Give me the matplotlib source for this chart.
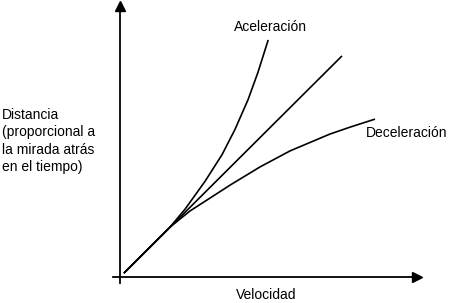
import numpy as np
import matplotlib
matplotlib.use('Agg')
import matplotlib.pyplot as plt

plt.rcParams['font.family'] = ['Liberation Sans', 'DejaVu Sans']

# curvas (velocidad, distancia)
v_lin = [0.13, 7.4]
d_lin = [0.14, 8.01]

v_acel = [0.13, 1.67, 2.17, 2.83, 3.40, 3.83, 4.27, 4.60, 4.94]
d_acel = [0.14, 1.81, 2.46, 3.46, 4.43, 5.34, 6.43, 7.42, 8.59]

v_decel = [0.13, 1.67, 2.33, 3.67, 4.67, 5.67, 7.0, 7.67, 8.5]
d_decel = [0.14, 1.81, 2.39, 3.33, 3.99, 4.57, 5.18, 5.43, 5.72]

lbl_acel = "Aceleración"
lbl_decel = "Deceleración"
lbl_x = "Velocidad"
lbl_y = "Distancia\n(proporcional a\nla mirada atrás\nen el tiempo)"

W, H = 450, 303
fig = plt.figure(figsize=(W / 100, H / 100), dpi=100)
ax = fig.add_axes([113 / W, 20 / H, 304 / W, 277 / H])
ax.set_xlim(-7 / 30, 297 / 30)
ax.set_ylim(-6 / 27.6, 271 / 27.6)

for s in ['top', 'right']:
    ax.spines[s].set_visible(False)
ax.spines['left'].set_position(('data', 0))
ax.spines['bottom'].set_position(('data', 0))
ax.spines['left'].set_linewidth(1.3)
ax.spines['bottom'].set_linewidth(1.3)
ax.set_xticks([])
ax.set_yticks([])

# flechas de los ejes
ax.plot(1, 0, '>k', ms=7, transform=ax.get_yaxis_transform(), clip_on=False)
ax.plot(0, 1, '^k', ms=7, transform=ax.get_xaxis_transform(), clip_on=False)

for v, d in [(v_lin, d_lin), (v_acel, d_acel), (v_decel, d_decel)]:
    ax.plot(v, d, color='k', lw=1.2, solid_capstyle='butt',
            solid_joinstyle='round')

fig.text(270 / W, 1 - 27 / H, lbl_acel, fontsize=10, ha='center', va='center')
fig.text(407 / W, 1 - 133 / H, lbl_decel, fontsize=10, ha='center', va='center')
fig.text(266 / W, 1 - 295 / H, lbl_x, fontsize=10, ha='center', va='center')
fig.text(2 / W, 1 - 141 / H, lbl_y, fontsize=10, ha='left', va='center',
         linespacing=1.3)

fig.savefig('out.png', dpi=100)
========================================================================
* **DO THIS**
Every line above should be returned exactly; the pictures stay out.

* **WORKED SOLUTION**
Give me the matplotlib source for this chart.
import numpy as np
import matplotlib
matplotlib.use('Agg')
import matplotlib.pyplot as plt

plt.rcParams['font.family'] = ['Liberation Sans', 'DejaVu Sans']

# curvas (velocidad, distancia)
v_lin = [0.13, 7.4]
d_lin = [0.14, 8.01]

v_acel = [0.13, 1.67, 2.17, 2.83, 3.40, 3.83, 4.27, 4.60, 4.94]
d_acel = [0.14, 1.81, 2.46, 3.46, 4.43, 5.34, 6.43, 7.42, 8.59]

v_decel = [0.13, 1.67, 2.33, 3.67, 4.67, 5.67, 7.0, 7.67, 8.5]
d_decel = [0.14, 1.81, 2.39, 3.33, 3.99, 4.57, 5.18, 5.43, 5.72]

lbl_acel = "Aceleración"
lbl_decel = "Deceleración"
lbl_x = "Velocidad"
lbl_y = "Distancia\n(proporcional a\nla mirada atrás\nen el tiempo)"

W, H = 450, 303
fig = plt.figure(figsize=(W / 100, H / 100), dpi=100)
ax = fig.add_axes([113 / W, 20 / H, 304 / W, 277 / H])
ax.set_xlim(-7 / 30, 297 / 30)
ax.set_ylim(-6 / 27.6, 271 / 27.6)

for s in ['top', 'right']:
    ax.spines[s].set_visible(False)
ax.spines['left'].set_position(('data', 0))
ax.spines['bottom'].set_position(('data', 0))
ax.spines['left'].set_linewidth(1.3)
ax.spines['bottom'].set_linewidth(1.3)
ax.set_xticks([])
ax.set_yticks([])

# flechas de los ejes
ax.plot(1, 0, '>k', ms=7, transform=ax.get_yaxis_transform(), clip_on=False)
ax.plot(0, 1, '^k', ms=7, transform=ax.get_xaxis_transform(), clip_on=False)

for v, d in [(v_lin, d_lin), (v_acel, d_acel), (v_decel, d_decel)]:
    ax.plot(v, d, color='k', lw=1.2, solid_capstyle='butt',
            solid_joinstyle='round')

fig.text(270 / W, 1 - 27 / H, lbl_acel, fontsize=10, ha='center', va='center')
fig.text(407 / W, 1 - 133 / H, lbl_decel, fontsize=10, ha='center', va='center')
fig.text(266 / W, 1 - 295 / H, lbl_x, fontsize=10, ha='center', va='center')
fig.text(2 / W, 1 - 141 / H, lbl_y, fontsize=10, ha='left', va='center',
         linespacing=1.3)

fig.savefig('out.png', dpi=100)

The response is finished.